The 4th command is to keep the Sabbath. Here’s more proof that God’s ways are not our ways.
Exodus 20:8-11 "Remember the Sabbath day by keeping it holy. Six days you shall labor and do all your work, but the seventh day is a Sabbath to the LORD your God. On it you shall not do any work, neither you, nor your son or daughter, nor your manservant or maidservant, nor your animals, nor the alien within your gates. For in six days the LORD made the heavens and the earth, the sea, and all that is in them, but he rested on the seventh day. Therefore the LORD blessed the Sabbath day and made it holy.
Of these Big 10 basic principles for godly character laid out for Israel, God makes one the command to rest. (“Sabbath” doesn’t mean Saturday, it simply means “rest.”) So on this list of not murdering, not stealing, not committing adultery, is this positive command to rest. If I had been making the list of the top 50 or top 100 I might have thrown that in – but Big 10, and one of those is “rest”? Maybe we should rename the Big 10 God’s “Father Knows Best List.” It’s not what I would have included.
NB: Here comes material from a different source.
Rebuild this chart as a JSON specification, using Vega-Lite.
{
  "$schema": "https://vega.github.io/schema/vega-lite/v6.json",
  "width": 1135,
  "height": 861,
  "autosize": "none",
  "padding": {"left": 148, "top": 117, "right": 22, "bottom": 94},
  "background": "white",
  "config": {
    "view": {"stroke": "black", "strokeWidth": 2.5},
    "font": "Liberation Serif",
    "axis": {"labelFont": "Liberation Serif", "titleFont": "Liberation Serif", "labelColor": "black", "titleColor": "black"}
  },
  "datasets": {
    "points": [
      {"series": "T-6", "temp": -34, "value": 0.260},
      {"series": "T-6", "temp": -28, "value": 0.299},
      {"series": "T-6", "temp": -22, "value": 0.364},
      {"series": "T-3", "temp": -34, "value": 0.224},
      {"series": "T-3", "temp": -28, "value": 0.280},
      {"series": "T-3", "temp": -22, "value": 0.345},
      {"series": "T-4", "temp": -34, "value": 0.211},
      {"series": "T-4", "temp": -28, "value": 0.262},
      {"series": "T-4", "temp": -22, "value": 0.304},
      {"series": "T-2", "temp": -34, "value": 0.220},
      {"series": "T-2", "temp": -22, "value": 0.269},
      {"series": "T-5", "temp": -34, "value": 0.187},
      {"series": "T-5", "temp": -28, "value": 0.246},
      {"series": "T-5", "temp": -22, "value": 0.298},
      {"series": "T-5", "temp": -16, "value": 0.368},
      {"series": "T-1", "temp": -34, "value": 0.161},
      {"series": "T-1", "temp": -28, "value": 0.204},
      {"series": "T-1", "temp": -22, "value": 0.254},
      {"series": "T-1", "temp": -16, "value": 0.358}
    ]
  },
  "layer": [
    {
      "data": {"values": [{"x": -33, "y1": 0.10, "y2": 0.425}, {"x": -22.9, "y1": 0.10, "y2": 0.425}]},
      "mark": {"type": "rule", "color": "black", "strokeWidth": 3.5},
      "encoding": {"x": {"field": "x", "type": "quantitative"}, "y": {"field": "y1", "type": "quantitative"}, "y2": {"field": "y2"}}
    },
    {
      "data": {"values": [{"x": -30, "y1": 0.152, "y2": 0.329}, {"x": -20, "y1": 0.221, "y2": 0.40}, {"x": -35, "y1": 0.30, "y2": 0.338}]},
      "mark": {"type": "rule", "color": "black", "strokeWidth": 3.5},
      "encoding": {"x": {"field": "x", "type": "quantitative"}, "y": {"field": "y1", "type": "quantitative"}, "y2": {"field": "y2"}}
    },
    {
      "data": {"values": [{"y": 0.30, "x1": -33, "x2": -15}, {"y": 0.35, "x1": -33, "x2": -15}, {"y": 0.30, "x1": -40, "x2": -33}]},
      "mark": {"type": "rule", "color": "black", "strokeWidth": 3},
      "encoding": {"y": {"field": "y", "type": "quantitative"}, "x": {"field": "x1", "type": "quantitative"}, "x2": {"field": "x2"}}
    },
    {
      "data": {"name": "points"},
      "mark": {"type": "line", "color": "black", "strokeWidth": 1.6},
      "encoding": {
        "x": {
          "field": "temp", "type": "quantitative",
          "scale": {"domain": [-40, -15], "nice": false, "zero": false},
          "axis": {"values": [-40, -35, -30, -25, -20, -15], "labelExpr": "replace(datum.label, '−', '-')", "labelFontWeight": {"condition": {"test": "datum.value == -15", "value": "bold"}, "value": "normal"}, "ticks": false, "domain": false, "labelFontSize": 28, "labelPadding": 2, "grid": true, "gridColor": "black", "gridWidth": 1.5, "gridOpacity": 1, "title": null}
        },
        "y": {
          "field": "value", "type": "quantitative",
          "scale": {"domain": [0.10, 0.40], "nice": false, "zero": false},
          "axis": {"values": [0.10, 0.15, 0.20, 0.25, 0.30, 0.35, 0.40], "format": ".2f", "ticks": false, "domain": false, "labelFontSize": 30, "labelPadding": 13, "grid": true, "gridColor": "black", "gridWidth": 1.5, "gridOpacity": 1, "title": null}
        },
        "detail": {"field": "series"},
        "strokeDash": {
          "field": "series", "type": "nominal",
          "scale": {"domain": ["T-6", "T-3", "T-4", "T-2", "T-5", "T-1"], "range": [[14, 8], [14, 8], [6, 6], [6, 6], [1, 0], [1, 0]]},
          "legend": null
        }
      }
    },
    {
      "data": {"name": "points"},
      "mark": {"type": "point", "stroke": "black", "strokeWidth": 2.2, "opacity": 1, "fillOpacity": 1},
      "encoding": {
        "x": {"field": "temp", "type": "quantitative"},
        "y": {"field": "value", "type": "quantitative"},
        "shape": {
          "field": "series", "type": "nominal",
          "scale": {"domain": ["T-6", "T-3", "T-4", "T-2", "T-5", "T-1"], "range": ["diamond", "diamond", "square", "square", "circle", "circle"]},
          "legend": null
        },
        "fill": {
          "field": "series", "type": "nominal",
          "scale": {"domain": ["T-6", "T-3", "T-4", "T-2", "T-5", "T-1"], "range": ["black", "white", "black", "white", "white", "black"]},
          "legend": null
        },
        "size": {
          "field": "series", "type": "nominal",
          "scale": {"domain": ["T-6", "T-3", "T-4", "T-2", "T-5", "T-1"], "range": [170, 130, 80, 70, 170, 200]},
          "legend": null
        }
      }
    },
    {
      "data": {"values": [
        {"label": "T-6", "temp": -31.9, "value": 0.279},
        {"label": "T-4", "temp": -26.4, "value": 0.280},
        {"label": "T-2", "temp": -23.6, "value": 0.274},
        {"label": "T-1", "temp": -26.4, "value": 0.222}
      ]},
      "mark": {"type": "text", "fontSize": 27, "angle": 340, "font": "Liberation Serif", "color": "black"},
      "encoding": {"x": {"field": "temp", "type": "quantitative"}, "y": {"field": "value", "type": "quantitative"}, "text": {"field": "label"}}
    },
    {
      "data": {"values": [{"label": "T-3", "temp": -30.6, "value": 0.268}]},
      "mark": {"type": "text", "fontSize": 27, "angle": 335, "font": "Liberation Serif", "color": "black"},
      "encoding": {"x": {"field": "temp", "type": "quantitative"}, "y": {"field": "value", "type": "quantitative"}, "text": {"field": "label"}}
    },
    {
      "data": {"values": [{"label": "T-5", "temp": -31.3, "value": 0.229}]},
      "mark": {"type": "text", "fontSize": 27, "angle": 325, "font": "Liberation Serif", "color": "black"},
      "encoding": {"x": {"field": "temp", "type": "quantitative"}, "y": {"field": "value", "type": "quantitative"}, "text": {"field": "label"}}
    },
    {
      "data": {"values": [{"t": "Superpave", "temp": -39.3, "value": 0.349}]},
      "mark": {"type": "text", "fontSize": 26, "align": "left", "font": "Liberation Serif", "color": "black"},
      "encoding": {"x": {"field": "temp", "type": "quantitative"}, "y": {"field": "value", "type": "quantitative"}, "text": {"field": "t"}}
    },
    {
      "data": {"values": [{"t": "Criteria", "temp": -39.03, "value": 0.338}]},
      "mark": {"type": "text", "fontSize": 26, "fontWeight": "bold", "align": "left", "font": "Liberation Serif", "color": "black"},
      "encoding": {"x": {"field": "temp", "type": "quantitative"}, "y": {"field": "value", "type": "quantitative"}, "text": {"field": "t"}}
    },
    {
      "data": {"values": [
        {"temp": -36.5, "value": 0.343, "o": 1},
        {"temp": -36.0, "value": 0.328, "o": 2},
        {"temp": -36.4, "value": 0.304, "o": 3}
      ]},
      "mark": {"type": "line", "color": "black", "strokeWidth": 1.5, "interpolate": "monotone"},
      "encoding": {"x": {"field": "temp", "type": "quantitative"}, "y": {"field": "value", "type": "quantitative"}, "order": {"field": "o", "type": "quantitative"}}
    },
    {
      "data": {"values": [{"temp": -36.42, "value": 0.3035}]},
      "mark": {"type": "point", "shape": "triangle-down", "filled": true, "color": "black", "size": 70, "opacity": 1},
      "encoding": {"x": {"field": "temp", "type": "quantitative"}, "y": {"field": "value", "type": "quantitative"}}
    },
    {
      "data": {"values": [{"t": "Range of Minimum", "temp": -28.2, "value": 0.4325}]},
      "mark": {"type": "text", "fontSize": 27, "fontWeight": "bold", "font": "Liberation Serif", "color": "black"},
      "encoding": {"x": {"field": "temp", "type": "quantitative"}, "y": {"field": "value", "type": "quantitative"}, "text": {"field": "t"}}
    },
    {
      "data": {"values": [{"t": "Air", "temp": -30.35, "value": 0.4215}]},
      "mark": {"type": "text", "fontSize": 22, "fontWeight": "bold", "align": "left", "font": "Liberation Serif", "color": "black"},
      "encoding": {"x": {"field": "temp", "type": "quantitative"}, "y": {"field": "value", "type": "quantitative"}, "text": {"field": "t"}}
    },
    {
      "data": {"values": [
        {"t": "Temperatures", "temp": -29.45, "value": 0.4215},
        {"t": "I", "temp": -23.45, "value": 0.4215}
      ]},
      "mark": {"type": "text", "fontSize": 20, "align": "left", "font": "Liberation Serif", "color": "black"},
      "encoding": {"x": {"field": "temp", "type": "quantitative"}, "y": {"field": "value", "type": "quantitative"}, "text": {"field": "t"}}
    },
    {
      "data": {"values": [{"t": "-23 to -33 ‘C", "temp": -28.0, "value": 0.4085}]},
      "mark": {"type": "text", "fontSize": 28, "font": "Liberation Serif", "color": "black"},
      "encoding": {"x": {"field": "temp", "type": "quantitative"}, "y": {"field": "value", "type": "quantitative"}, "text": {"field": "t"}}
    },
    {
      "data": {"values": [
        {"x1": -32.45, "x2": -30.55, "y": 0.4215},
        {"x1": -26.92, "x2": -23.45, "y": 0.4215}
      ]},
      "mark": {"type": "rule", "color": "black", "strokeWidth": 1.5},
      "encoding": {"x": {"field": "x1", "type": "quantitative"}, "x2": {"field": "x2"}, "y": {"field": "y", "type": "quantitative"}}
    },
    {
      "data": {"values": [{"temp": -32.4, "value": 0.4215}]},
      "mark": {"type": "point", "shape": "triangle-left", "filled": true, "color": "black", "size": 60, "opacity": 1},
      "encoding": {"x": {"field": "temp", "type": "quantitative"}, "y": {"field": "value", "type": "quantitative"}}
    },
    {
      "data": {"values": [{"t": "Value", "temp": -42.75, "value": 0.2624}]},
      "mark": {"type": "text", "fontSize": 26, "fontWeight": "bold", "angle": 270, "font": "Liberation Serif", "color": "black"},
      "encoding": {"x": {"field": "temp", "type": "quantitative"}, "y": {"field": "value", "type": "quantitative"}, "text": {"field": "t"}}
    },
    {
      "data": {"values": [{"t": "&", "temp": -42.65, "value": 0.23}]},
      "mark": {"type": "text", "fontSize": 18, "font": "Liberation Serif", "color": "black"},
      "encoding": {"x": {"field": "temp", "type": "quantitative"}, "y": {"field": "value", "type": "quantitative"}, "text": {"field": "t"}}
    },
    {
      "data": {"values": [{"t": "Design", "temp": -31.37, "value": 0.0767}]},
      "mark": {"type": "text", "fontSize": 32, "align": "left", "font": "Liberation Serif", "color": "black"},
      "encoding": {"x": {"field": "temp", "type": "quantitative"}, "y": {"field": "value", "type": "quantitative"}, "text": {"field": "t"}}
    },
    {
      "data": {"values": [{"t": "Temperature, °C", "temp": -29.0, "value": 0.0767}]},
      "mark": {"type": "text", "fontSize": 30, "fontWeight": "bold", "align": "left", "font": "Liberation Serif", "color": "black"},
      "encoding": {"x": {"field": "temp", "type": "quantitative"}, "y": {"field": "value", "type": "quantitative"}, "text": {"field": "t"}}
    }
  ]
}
Yes, this is the one command that isn’t somewhere repeated overtly in the NT. Some of you would be all too quick to point that out this morning. Why is it that we squirm and finagle to prove that we don’t need rest? Sure, the New Covenant gives us the ability to discard an Old Covenant ordinance, but like a baby and the bathwater, we’ve discarded the day and the principle together.
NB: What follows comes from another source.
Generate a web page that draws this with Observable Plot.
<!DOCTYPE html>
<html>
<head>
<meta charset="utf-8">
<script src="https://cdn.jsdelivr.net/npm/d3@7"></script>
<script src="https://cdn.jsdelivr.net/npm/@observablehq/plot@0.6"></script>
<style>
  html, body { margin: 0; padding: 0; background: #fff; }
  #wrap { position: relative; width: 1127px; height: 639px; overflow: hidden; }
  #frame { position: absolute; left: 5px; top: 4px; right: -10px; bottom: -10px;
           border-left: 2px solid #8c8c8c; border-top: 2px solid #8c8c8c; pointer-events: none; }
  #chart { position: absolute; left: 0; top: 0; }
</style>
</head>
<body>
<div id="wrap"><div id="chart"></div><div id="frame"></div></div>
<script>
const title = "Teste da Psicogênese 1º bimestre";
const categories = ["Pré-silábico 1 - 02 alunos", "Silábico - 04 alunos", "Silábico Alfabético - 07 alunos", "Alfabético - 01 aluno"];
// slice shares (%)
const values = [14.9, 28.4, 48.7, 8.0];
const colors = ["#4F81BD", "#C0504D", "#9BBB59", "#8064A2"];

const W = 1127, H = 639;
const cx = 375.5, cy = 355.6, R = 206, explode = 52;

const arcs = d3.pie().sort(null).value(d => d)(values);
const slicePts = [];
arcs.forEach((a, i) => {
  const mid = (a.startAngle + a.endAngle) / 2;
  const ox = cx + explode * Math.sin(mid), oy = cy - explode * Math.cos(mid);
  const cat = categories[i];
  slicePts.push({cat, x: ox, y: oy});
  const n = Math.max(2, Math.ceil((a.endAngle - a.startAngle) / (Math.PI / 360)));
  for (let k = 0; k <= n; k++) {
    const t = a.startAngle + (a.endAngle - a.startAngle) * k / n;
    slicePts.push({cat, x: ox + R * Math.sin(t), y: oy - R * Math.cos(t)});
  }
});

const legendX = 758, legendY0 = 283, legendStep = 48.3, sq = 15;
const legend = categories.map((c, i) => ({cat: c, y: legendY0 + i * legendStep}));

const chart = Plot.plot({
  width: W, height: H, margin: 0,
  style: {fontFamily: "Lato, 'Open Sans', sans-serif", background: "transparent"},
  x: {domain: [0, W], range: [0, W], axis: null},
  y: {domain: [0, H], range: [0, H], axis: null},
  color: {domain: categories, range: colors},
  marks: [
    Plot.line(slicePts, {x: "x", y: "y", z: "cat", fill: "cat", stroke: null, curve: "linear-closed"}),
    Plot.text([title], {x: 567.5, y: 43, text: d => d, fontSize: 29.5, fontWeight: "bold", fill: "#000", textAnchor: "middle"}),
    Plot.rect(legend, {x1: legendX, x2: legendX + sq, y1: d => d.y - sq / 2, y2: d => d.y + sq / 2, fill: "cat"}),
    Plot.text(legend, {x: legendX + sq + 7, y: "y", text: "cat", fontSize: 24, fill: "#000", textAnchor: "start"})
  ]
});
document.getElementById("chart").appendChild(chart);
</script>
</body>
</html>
Like a toddler at bedtime, we run around, because if we sit still, we’ll succumb to the obvious need for sleep. And, like I’ve had to tell my own children, I can hear God indicating to us, “This isn’t to punish you or spoil your fun. I give you rest for your sake.” In fact, that’s how God says it, “ Ezekiel 20:12 I gave them my Sabbaths as a sign between us, so they would know that I the LORD made them holy.
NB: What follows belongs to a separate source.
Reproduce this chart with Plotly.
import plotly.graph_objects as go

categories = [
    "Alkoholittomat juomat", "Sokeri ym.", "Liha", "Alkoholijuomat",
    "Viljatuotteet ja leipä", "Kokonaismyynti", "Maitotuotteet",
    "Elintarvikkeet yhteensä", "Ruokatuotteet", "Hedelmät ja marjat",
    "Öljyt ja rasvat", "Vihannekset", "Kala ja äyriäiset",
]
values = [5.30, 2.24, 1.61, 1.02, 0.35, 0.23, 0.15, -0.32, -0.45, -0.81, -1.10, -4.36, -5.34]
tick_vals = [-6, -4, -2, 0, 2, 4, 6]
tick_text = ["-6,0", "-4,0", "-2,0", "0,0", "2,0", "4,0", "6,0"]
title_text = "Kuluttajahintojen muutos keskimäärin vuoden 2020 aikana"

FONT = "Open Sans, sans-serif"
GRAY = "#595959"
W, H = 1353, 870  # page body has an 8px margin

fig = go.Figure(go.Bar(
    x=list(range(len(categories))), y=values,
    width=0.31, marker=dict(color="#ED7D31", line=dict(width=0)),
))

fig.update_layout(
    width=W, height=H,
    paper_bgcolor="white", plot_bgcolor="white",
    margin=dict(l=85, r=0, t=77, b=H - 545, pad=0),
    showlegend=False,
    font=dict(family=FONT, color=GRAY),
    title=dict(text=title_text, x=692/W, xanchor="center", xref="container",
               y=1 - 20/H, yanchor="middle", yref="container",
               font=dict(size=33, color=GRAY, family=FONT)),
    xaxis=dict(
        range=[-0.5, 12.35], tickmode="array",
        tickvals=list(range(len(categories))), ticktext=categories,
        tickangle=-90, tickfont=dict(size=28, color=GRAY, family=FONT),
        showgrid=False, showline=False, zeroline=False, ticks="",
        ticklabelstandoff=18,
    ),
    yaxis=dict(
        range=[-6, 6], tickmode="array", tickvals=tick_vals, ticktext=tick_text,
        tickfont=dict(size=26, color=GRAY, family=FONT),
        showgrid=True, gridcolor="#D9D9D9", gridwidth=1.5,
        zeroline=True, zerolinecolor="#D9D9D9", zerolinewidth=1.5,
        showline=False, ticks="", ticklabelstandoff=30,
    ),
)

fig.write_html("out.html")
Jesus pointed out in Mark 2:27 "The Sabbath was made for man, not man for the Sabbath.” The Sabbath was something that God gave to be celebrated and enjoyed.
Yet, in Jesus’ day, that good thing had been taken and made over until it was a burden, not a break. The Talmud, the book of Jewish traditions, has 24 chapters that list the different ways a person is supposed to keep the Sabbath. Some say the teachers had taken the 39 letters of this 4th law, multiplied it by 39, and that’s how they came up with the 1,521 rules about Sabbath breaking!
Can you imagine what they were?
• You couldn’t walk over 3,000 feet from your house.
• You were not allowed to carry anything that weighed more than a dried fig.
• You couldn’t carry a needle for fear you might sew something.
• Women were not to look in a mirror - they might pull a gray hair.
• You couldn’t untie a knot, strike a hammer, weave 2 threads, or write 2 letters of the alphabet.
• Since it was illegal to carry a burden, you couldn’t pin a ribbon to your garment. But, if it was sewn to the garment, it was part of the garment. Good thing they didn’t wear false teeth!
• Taking a bath was forbidden - water might splash on the floor and wash it.
This is why there are run-ins between Jesus and the Pharisees concerning breaking the Sabbath. He wasn’t anti-Sabbath. He just observed it the right way, in the right spirit. We would do well this morning to ask if our times of rest are actually times of rest. Or, have we changed our days off and vacations into another reason that we’re tired? “Can’t wait till I get back to work so I can get some rest!” Ever said that?